Problem requirements
Copy the listing verbatim, excluding any images found in it.

········

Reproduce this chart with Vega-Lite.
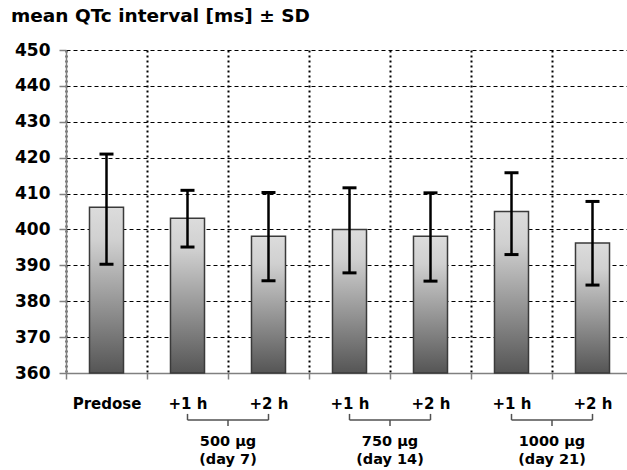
{
  "$schema": "https://vega.github.io/schema/vega-lite/v6.json",
  "width": 561,
  "height": 323,
  "autosize": {"type": "none"},
  "padding": {"left": 66, "top": 50, "right": 0, "bottom": 97},
  "background": "white",
  "title": {
    "text": "mean QTc interval [ms] ± SD",
    "anchor": "start",
    "frame": "group",
    "dx": -55,
    "offset": 16,
    "font": "DejaVu Sans",
    "fontSize": 18.5,
    "fontWeight": "bold",
    "color": "black"
  },
  "config": {"view": {"stroke": null}, "font": "DejaVu Sans"},
  "data": {"values": [
      {"key": "Predose", "mean": 406.2, "lo": 390.3, "hi": 421.0},
      {"key": "+1 h", "mean": 403.1, "lo": 395.1, "hi": 410.9},
      {"key": "+2 h", "mean": 398.1, "lo": 385.7, "hi": 410.3},
      {"key": " +1 h ", "mean": 400.0, "lo": 387.9, "hi": 411.6},
      {"key": " +2 h ", "mean": 398.1, "lo": 385.6, "hi": 410.2},
      {"key": "  +1 h  ", "mean": 405.0, "lo": 393.0, "hi": 415.8},
      {"key": "  +2 h  ", "mean": 396.2, "lo": 384.5, "hi": 407.8}
  ]},
  "layer": [
    {
      "mark": {
        "type": "bar",
        "width": {"band": 0.42},
        "stroke": "#3a3a3a",
        "strokeWidth": 1.5,
        "fill": {
          "gradient": "linear",
          "x1": 0, "y1": 0, "x2": 0, "y2": 1,
          "stops": [
            {"offset": 0, "color": "#dcdcdc"},
            {"offset": 0.2, "color": "#d0d0d0"},
            {"offset": 1, "color": "#555555"}
          ]
        }
      },
      "encoding": {
        "x": {
          "field": "key",
          "type": "nominal",
          "sort": null,
          "title": null,
          "scale": {"paddingInner": 0, "paddingOuter": 0, "range": [0, 567]},
          "axis": {
            "tickBand": "extent",
            "grid": true,
            "labelAngle": 0,
            "gridColor": "black",
            "gridWidth": 2,
            "gridDash": [2, 3],
            "domainColor": "#808080",
            "domainWidth": 1.5,
            "tickColor": "#808080",
            "tickSize": 6,
            "tickWidth": 1.5,
            "labelFontSize": 15,
            "labelFontWeight": "bold",
            "labelColor": "black",
            "labelBaseline": "alphabetic",
            "labelPadding": 29,
            "labelOverlap": false
          }
        },
        "y": {
          "field": "mean",
          "type": "quantitative",
          "title": null,
          "scale": {"domain": [360, 450], "zero": false, "nice": false},
          "axis": {
            "tickCount": 10,
            "gridColor": "black",
            "gridWidth": 1,
            "gridDash": [4, 3],
            "domainColor": "#808080",
            "domainWidth": 1.5,
            "tickColor": "#808080",
            "tickSize": 7,
            "tickWidth": 1.5,
            "labelFontSize": 17,
            "labelFontWeight": "bold",
            "labelColor": "black",
            "labelPadding": 9
          }
        },
        "y2": {"datum": 360}
      }
    },
    {
      "mark": {"type": "rule", "color": "black", "strokeWidth": 2.5},
      "encoding": {
        "x": {"field": "key", "type": "nominal", "sort": null},
        "y": {"field": "lo", "type": "quantitative"},
        "y2": {"field": "hi"}
      }
    },
    {
      "mark": {"type": "tick", "color": "black", "size": 14, "thickness": 3, "opacity": 1},
      "encoding": {
        "x": {"field": "key", "type": "nominal", "sort": null},
        "y": {"field": "lo", "type": "quantitative"}
      }
    },
    {
      "mark": {"type": "tick", "color": "black", "size": 14, "thickness": 3, "opacity": 1},
      "encoding": {
        "x": {"field": "key", "type": "nominal", "sort": null},
        "y": {"field": "hi", "type": "quantitative"}
      }
    },
    {
      "data": {"values": [
        {"first": "+1 h", "second": "+2 h", "dose": "500 µg", "day": "(day 7)"},
        {"first": " +1 h ", "second": " +2 h ", "dose": "750 µg", "day": "(day 14)"},
        {"first": "  +1 h  ", "second": "  +2 h  ", "dose": "1000 µg", "day": "(day 21)"}
      ]},
      "layer": [
        {
          "mark": {"type": "rule", "color": "#505050", "strokeWidth": 1.5},
          "encoding": {
            "x": {"field": "first", "type": "nominal", "sort": null},
            "x2": {"field": "second"},
            "y": {"datum": 346.9}
          }
        },
        {
          "mark": {"type": "rule", "color": "#505050", "strokeWidth": 1.5},
          "encoding": {
            "x": {"field": "first", "type": "nominal", "sort": null},
            "y": {"datum": 346.9},
            "y2": {"datum": 348.6}
          }
        },
        {
          "mark": {"type": "rule", "color": "#505050", "strokeWidth": 1.5},
          "encoding": {
            "x": {"field": "second", "type": "nominal", "sort": null},
            "y": {"datum": 346.9},
            "y2": {"datum": 348.6}
          }
        },
        {
          "mark": {"type": "rule", "color": "#505050", "strokeWidth": 1.5},
          "encoding": {
            "x": {"field": "first", "type": "nominal", "sort": null, "bandPosition": 1},
            "y": {"datum": 346.9},
            "y2": {"datum": 345.2}
          }
        },
        {
          "mark": {"type": "text", "fontSize": 14.5, "fontWeight": "bold", "color": "black", "align": "center", "baseline": "alphabetic"},
          "encoding": {
            "x": {"field": "first", "type": "nominal", "sort": null, "bandPosition": 1},
            "y": {"datum": 339.7},
            "text": {"field": "dose"}
          }
        },
        {
          "mark": {"type": "text", "fontSize": 14.5, "fontWeight": "bold", "color": "black", "align": "center", "baseline": "alphabetic"},
          "encoding": {
            "x": {"field": "first", "type": "nominal", "sort": null, "bandPosition": 1},
            "y": {"datum": 334.6},
            "text": {"field": "day"}
          }
        }
      ]
    }
  ]
}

········

Completed exercise
Reproduce this chart with Vega-Lite.
{
  "$schema": "https://vega.github.io/schema/vega-lite/v6.json",
  "width": 561,
  "height": 323,
  "autosize": {"type": "none"},
  "padding": {"left": 66, "top": 50, "right": 0, "bottom": 97},
  "background": "white",
  "title": {
    "text": "mean QTc interval [ms] ± SD",
    "anchor": "start",
    "frame": "group",
    "dx": -55,
    "offset": 16,
    "font": "DejaVu Sans",
    "fontSize": 18.5,
    "fontWeight": "bold",
    "color": "black"
  },
  "config": {"view": {"stroke": null}, "font": "DejaVu Sans"},
  "data": {"values": [
      {"key": "Predose", "mean": 406.2, "lo": 390.3, "hi": 421.0},
      {"key": "+1 h", "mean": 403.1, "lo": 395.1, "hi": 410.9},
      {"key": "+2 h", "mean": 398.1, "lo": 385.7, "hi": 410.3},
      {"key": " +1 h ", "mean": 400.0, "lo": 387.9, "hi": 411.6},
      {"key": " +2 h ", "mean": 398.1, "lo": 385.6, "hi": 410.2},
      {"key": "  +1 h  ", "mean": 405.0, "lo": 393.0, "hi": 415.8},
      {"key": "  +2 h  ", "mean": 396.2, "lo": 384.5, "hi": 407.8}
  ]},
  "layer": [
    {
      "mark": {
        "type": "bar",
        "width": {"band": 0.42},
        "stroke": "#3a3a3a",
        "strokeWidth": 1.5,
        "fill": {
          "gradient": "linear",
          "x1": 0, "y1": 0, "x2": 0, "y2": 1,
          "stops": [
            {"offset": 0, "color": "#dcdcdc"},
            {"offset": 0.2, "color": "#d0d0d0"},
            {"offset": 1, "color": "#555555"}
          ]
        }
      },
      "encoding": {
        "x": {
          "field": "key",
          "type": "nominal",
          "sort": null,
          "title": null,
          "scale": {"paddingInner": 0, "paddingOuter": 0, "range": [0, 567]},
          "axis": {
            "tickBand": "extent",
            "grid": true,
            "labelAngle": 0,
            "gridColor": "black",
            "gridWidth": 2,
            "gridDash": [2, 3],
            "domainColor": "#808080",
            "domainWidth": 1.5,
            "tickColor": "#808080",
            "tickSize": 6,
            "tickWidth": 1.5,
            "labelFontSize": 15,
            "labelFontWeight": "bold",
            "labelColor": "black",
            "labelBaseline": "alphabetic",
            "labelPadding": 29,
            "labelOverlap": false
          }
        },
        "y": {
          "field": "mean",
          "type": "quantitative",
          "title": null,
          "scale": {"domain": [360, 450], "zero": false, "nice": false},
          "axis": {
            "tickCount": 10,
            "gridColor": "black",
            "gridWidth": 1,
            "gridDash": [4, 3],
            "domainColor": "#808080",
            "domainWidth": 1.5,
            "tickColor": "#808080",
            "tickSize": 7,
            "tickWidth": 1.5,
            "labelFontSize": 17,
            "labelFontWeight": "bold",
            "labelColor": "black",
            "labelPadding": 9
          }
        },
        "y2": {"datum": 360}
      }
    },
    {
      "mark": {"type": "rule", "color": "black", "strokeWidth": 2.5},
      "encoding": {
        "x": {"field": "key", "type": "nominal", "sort": null},
        "y": {"field": "lo", "type": "quantitative"},
        "y2": {"field": "hi"}
      }
    },
    {
      "mark": {"type": "tick", "color": "black", "size": 14, "thickness": 3, "opacity": 1},
      "encoding": {
        "x": {"field": "key", "type": "nominal", "sort": null},
        "y": {"field": "lo", "type": "quantitative"}
      }
    },
    {
      "mark": {"type": "tick", "color": "black", "size": 14, "thickness": 3, "opacity": 1},
      "encoding": {
        "x": {"field": "key", "type": "nominal", "sort": null},
        "y": {"field": "hi", "type": "quantitative"}
      }
    },
    {
      "data": {"values": [
        {"first": "+1 h", "second": "+2 h", "dose": "500 µg", "day": "(day 7)"},
        {"first": " +1 h ", "second": " +2 h ", "dose": "750 µg", "day": "(day 14)"},
        {"first": "  +1 h  ", "second": "  +2 h  ", "dose": "1000 µg", "day": "(day 21)"}
      ]},
      "layer": [
        {
          "mark": {"type": "rule", "color": "#505050", "strokeWidth": 1.5},
          "encoding": {
            "x": {"field": "first", "type": "nominal", "sort": null},
            "x2": {"field": "second"},
            "y": {"datum": 346.9}
          }
        },
        {
          "mark": {"type": "rule", "color": "#505050", "strokeWidth": 1.5},
          "encoding": {
            "x": {"field": "first", "type": "nominal", "sort": null},
            "y": {"datum": 346.9},
            "y2": {"datum": 348.6}
          }
        },
        {
          "mark": {"type": "rule", "color": "#505050", "strokeWidth": 1.5},
          "encoding": {
            "x": {"field": "second", "type": "nominal", "sort": null},
            "y": {"datum": 346.9},
            "y2": {"datum": 348.6}
          }
        },
        {
          "mark": {"type": "rule", "color": "#505050", "strokeWidth": 1.5},
          "encoding": {
            "x": {"field": "first", "type": "nominal", "sort": null, "bandPosition": 1},
            "y": {"datum": 346.9},
            "y2": {"datum": 345.2}
          }
        },
        {
          "mark": {"type": "text", "fontSize": 14.5, "fontWeight": "bold", "color": "black", "align": "center", "baseline": "alphabetic"},
          "encoding": {
            "x": {"field": "first", "type": "nominal", "sort": null, "bandPosition": 1},
            "y": {"datum": 339.7},
            "text": {"field": "dose"}
          }
        },
        {
          "mark": {"type": "text", "fontSize": 14.5, "fontWeight": "bold", "color": "black", "align": "center", "baseline": "alphabetic"},
          "encoding": {
            "x": {"field": "first", "type": "nominal", "sort": null, "bandPosition": 1},
            "y": {"datum": 334.6},
            "text": {"field": "day"}
          }
        }
      ]
    }
  ]
}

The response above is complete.